▶ [PROVIDED MATERIAL]

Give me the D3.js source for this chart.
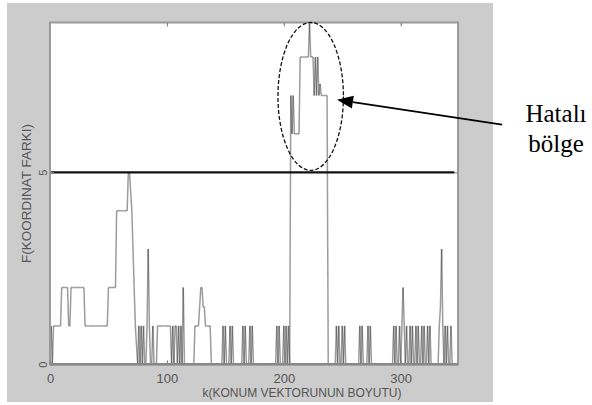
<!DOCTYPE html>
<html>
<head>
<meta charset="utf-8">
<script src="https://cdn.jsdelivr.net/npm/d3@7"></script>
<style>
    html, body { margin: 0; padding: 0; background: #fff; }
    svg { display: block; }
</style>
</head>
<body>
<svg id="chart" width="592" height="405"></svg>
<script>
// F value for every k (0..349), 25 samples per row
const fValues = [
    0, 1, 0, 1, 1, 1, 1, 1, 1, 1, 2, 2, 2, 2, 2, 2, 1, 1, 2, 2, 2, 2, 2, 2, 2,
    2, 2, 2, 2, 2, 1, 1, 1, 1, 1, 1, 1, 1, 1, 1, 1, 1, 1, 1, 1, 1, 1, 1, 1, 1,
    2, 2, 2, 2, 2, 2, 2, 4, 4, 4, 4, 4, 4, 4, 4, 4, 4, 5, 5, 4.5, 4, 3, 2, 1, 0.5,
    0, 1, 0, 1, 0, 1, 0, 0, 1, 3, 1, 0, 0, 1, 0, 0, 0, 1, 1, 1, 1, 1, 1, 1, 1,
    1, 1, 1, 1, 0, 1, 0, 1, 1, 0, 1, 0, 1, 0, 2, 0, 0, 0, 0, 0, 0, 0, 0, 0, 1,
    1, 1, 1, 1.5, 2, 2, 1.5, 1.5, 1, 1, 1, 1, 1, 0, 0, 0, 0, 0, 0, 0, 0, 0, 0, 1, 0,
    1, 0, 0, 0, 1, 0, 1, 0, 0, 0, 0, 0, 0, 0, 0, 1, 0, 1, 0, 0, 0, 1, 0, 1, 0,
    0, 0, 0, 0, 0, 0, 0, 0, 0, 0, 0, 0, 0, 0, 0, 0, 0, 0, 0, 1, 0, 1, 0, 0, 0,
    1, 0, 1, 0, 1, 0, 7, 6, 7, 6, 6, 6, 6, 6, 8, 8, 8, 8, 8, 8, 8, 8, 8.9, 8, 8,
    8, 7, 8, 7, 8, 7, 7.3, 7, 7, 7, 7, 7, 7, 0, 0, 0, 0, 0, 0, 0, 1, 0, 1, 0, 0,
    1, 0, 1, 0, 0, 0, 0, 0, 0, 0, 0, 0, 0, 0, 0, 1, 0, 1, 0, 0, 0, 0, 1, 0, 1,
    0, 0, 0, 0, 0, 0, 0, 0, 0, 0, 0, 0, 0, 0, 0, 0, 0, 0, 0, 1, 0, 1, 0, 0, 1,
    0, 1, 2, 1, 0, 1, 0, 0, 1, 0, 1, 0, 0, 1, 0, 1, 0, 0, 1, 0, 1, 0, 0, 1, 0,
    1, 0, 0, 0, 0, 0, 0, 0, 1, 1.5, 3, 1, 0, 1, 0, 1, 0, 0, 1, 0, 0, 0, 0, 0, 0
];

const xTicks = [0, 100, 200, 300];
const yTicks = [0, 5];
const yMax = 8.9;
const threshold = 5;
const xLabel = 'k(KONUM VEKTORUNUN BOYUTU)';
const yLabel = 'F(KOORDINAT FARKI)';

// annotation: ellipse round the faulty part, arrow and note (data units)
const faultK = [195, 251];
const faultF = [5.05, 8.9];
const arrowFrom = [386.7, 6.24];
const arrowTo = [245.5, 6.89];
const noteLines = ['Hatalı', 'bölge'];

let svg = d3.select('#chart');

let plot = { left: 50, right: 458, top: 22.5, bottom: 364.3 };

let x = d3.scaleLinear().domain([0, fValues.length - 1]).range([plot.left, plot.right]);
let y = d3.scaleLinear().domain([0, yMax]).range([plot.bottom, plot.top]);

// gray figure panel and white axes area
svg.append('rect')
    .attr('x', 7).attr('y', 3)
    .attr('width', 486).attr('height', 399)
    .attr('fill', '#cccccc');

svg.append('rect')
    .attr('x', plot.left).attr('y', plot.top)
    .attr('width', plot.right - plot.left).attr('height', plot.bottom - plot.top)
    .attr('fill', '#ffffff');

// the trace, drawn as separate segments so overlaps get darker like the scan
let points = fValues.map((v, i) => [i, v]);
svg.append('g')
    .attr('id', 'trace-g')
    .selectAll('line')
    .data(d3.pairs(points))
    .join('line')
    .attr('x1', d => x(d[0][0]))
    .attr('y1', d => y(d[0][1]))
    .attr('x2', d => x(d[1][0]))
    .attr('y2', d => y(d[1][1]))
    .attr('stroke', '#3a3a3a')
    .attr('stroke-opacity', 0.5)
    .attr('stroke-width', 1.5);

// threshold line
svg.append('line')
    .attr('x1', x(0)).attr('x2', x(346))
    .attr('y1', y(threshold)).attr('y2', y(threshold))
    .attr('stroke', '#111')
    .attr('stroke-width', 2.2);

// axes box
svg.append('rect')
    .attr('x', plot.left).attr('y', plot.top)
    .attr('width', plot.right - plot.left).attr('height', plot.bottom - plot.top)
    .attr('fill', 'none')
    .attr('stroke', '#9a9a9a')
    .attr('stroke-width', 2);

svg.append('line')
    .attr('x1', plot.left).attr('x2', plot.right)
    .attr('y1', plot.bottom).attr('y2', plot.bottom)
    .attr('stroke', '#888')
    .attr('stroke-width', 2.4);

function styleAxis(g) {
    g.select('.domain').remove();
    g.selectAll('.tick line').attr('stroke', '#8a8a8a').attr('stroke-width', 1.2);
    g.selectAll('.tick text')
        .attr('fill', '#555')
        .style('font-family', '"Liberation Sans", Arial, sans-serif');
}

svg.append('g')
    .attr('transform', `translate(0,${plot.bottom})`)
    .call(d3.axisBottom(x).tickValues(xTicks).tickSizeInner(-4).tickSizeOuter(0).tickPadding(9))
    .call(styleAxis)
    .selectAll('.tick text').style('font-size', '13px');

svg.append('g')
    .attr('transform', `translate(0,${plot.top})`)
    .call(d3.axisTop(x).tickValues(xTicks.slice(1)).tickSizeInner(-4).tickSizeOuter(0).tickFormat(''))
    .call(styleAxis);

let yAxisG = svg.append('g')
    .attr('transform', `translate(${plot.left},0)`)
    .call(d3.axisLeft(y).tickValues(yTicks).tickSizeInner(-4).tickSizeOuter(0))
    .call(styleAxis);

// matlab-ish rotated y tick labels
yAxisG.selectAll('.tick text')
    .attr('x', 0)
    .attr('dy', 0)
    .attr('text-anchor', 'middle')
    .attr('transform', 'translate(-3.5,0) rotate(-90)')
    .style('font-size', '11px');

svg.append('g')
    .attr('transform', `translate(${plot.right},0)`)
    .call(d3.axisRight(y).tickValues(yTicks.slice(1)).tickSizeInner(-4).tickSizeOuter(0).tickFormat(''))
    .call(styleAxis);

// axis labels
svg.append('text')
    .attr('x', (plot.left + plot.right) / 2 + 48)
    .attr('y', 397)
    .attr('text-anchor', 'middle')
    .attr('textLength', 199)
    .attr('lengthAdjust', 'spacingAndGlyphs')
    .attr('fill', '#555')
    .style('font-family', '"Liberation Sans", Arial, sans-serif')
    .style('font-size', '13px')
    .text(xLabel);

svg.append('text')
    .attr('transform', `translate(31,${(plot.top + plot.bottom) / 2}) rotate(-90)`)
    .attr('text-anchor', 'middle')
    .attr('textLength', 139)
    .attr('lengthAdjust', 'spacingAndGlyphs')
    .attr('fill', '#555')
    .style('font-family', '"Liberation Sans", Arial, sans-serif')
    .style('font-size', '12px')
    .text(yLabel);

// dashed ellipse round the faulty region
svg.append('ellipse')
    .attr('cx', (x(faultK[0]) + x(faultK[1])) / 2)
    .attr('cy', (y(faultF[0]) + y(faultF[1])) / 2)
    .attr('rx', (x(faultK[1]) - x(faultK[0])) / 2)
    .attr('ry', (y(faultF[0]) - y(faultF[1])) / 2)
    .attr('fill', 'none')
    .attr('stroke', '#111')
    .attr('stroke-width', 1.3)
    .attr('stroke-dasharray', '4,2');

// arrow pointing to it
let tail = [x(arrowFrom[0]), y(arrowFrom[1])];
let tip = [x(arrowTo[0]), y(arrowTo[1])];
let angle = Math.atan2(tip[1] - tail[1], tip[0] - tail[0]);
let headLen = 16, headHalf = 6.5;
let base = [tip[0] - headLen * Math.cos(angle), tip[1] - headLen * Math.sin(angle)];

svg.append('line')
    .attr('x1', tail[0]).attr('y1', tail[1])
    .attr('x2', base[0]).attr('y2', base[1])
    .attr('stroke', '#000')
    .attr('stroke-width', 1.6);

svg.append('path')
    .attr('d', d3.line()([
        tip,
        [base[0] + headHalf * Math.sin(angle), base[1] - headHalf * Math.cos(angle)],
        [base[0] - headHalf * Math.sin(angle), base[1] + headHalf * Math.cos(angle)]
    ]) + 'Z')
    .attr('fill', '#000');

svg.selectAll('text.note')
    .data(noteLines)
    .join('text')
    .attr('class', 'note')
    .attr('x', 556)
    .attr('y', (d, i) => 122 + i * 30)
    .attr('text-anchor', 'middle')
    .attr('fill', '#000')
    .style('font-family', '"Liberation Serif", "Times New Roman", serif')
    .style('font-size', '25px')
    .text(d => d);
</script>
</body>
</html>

▶ [SHORT TASK]
Check every line for "chart" and show the ones that have it.

▶ [THE ANSWER]
Give me the D3.js source for this chart.
<svg id="chart" width="592" height="405"></svg>
let svg = d3.select('#chart');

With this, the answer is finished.